I just don't agree. First, I don't think a monopoly is an inherent part of nature, and further I disagree that monopolies exist because some company just makes the absolute best product and people end up always choosing it. A monopoly's key feature is not giving the consumer a real choice through shady and unfair business practices.

Also, windows is not the better product. They don't make the best OS. Arguments could be made that they have a better OS for gaming, but for almost everything else they are worse than basically every alternative (not just Linux) but still dominate market share due to lack of consumer choice. At the retailer, hardware is tied to an OS - if you want macos you have to buy Mac hardware. If you want chromeos you have to by an underwhelming netbook.

IMO, keeping windows around just in case a company does some underhanded shit like kernal anti-cheat or invasive DRM so you can give your support to the company doing the underhanded shit is a detriment to progress.

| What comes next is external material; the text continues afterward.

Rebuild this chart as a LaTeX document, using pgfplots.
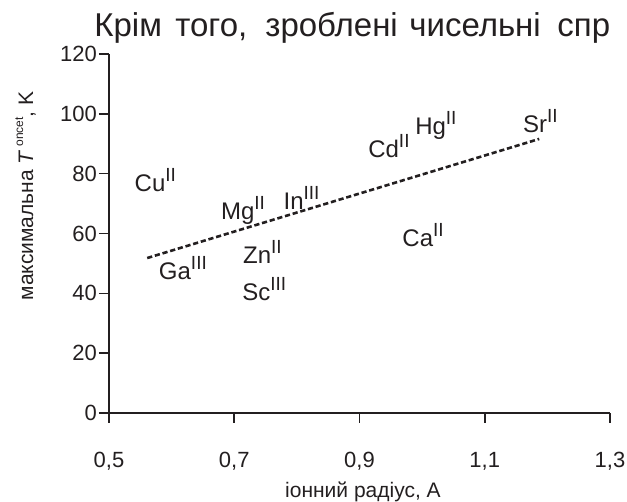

I'd rather struggle to learn freecad than keep windows around even though fusion360 is easier (for me) to understand, because I don't want to reward bad behavior. If those of us that can switch don't, then things don't get better. I couldn't have made the switch if thousands of people more knowledgeable and talented before me hadn't taken the first steps. It's soapboxy, I know, but I also feel it's important.

[–] stupidcasey@lemmy.world 0 points 2 months ago

I won’t waste to much time on a generated question but businesses become monopolies by being better than others or one of the ones would have became the monopoly then when they have no competition they can get as bad as they like(NOTE: better doesn’t necessarily mean better for you it could mean better at collecting payments or better at logistics but better nonetheless)

And the fact of the matter is nobody likes competition so they all try too work around it.

[–] Opisek@lemmy.world 1 points 2 months ago (2 children)

It's extremely invasive, but I won't give up playing something that my friends all enjoy once in a while. The best hope is that companies realize that Steam Deck and other efforts make companies consider other markets.

[–] Crozekiel@lemmy.zip 0 points 2 months ago

It's all about where to draw the line, and what you are able to tolerate, I guess. The biggest problem with that though is continuing to support a game / Dev / publisher that is consistently doing these awful things.

If you aren't able to tell your friends "no, I'm not playing that game, and here's why" then the industry will just slide deeper into these terrible practices and the entire games industry gets worse. Some people don't even understand what anti-cheat is doing (and think it works), and if those of us that do, that they trust, don't explain it to them, they won't have the opportunity to make an informed decision of whether to support it or not.

[–] Crozekiel@lemmy.zip 0 points 2 months ago* (last edited 2 months ago)

Also, it sounds more like you're advocating for kernal level anti-cheat being created for Linux by game devs as opposed to being against the horrible and invasive practice regardless of OS.